Given information
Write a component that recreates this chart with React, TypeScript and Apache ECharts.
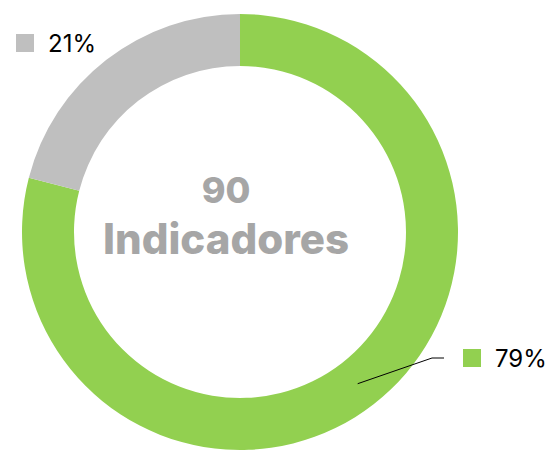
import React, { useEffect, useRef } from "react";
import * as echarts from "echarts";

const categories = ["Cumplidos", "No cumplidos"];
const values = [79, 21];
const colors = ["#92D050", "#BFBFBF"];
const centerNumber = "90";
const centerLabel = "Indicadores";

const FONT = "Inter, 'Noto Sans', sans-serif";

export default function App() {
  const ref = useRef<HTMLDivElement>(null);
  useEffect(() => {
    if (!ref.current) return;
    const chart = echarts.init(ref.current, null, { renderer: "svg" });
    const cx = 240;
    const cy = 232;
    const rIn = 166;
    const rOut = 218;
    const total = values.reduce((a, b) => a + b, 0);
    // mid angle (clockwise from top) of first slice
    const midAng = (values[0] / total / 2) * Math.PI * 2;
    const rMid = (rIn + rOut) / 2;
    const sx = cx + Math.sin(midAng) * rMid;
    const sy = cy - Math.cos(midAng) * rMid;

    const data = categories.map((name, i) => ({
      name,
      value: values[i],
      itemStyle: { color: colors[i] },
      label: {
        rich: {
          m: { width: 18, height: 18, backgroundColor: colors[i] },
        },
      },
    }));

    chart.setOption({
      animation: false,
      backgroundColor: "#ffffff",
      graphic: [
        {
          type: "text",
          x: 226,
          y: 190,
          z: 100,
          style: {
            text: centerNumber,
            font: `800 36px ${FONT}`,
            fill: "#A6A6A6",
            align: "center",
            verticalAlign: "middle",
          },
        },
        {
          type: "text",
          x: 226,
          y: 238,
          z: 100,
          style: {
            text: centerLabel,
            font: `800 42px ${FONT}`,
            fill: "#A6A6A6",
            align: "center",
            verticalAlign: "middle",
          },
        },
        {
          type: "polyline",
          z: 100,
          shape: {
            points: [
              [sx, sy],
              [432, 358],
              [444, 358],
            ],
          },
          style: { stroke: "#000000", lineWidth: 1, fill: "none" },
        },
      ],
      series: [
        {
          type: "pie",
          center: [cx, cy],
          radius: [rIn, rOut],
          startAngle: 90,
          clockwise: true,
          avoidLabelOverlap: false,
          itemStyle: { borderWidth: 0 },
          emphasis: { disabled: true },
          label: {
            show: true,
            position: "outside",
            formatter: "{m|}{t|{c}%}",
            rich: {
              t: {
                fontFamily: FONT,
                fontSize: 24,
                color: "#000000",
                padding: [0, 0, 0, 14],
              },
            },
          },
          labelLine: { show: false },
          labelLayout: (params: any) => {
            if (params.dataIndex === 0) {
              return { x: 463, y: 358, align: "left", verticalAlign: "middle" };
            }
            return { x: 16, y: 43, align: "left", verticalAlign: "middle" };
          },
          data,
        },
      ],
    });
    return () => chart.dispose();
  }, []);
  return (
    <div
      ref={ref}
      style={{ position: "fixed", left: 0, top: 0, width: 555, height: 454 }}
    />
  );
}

Problem to work on
Copy each line that contains the word "React".

Completed task
Write a component that recreates this chart with React, TypeScript and Apache ECharts.
import React, { useEffect, useRef } from "react";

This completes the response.